How can Safari be a defender of the free web, when iOS explicitly prohibits any other engine? They are the new IE, in that they keep users hostage, but this time you can't even run a campaign to try to get users to use a new browser.
> How can Safari be a defender of the free web, when iOS explicitly prohibits any other engine?
If you look at my post above you'll see that I mentioned that this is more or less voluntarily :)
Maybe it is not their intention at all but as long as they exist it makes it harder for Google to pull the carpet underneath the free web and ad blockers in particular.
> They are the new IE, in that they keep users hostage, but this time you can't even run a campaign to try to get users to use a new browser.
No. Safari might be annoying in a number of ways, but the "new IE" title goes to Chrome.
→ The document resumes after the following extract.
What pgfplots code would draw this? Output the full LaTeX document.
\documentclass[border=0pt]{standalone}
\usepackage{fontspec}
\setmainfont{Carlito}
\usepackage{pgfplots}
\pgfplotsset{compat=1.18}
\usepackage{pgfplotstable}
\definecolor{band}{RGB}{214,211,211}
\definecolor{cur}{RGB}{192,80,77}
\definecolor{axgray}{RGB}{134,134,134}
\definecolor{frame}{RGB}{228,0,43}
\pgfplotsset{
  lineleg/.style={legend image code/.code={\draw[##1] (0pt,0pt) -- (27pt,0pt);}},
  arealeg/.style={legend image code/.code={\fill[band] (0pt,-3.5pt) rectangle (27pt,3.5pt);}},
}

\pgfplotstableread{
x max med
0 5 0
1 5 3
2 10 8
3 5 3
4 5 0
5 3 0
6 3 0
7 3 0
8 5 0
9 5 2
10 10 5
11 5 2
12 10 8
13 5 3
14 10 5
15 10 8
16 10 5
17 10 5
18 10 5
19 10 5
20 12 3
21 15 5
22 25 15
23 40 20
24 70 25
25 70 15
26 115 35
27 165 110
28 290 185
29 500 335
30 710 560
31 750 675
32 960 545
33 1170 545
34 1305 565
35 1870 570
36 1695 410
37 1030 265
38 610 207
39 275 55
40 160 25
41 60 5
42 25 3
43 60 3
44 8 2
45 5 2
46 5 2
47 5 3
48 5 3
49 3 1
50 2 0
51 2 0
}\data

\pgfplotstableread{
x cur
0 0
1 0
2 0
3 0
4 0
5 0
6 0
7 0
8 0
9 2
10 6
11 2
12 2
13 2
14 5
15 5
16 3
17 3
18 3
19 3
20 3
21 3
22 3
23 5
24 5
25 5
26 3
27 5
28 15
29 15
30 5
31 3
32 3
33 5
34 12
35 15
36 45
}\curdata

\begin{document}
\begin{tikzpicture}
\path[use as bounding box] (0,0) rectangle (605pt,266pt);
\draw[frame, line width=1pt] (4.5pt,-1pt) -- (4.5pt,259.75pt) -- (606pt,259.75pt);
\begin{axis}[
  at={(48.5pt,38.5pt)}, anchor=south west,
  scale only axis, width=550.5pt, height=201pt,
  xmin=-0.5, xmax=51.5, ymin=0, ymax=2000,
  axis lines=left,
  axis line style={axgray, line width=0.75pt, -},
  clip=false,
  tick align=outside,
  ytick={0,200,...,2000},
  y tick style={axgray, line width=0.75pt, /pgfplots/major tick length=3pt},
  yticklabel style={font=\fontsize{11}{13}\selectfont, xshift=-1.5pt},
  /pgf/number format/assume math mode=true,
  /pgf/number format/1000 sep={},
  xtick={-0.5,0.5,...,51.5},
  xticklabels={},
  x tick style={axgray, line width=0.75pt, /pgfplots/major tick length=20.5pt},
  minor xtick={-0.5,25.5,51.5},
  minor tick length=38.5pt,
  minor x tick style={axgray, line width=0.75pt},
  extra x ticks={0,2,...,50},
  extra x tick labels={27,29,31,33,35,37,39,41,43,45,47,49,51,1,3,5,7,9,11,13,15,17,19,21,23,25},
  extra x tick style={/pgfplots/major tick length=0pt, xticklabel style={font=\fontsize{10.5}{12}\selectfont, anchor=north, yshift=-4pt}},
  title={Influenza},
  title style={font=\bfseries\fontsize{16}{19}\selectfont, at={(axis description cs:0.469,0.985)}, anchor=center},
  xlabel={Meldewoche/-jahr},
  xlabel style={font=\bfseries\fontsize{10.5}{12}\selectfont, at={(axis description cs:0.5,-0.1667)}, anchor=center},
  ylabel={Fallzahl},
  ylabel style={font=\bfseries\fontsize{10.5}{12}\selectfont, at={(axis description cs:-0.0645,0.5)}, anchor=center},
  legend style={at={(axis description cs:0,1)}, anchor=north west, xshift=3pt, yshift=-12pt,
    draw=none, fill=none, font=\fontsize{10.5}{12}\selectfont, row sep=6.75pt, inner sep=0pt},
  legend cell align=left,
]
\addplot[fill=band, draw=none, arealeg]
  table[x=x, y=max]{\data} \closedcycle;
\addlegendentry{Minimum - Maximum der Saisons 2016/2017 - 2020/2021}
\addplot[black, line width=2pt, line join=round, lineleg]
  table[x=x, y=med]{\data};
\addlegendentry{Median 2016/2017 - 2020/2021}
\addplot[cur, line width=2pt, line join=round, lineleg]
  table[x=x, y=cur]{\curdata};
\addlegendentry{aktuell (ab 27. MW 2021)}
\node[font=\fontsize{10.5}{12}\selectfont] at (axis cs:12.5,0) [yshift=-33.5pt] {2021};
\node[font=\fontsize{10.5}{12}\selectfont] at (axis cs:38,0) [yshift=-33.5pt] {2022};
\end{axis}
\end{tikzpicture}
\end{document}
IE became the old IE not because they lagged behind from the start but because they "innovated" new non-standard features until they had crushed competition, then stopped development until their market share was rapidly shrinking because of both Firefox and Chrome.
If you don't think Google will stop Chrome development as soon as they have crushed competition and "sadly" had to kill adblock then we have different views of Google.
(Please note: I don't think individual engineers at Google will push this agenda but I am fairly sure that "maximize shareholder profit" will over the course of a few months or a couple of years push this agenda with a weight that will easily crush even the most idealistic team. See WhatsApp for a case study of how a company and an engineering culture I loved was crushed.)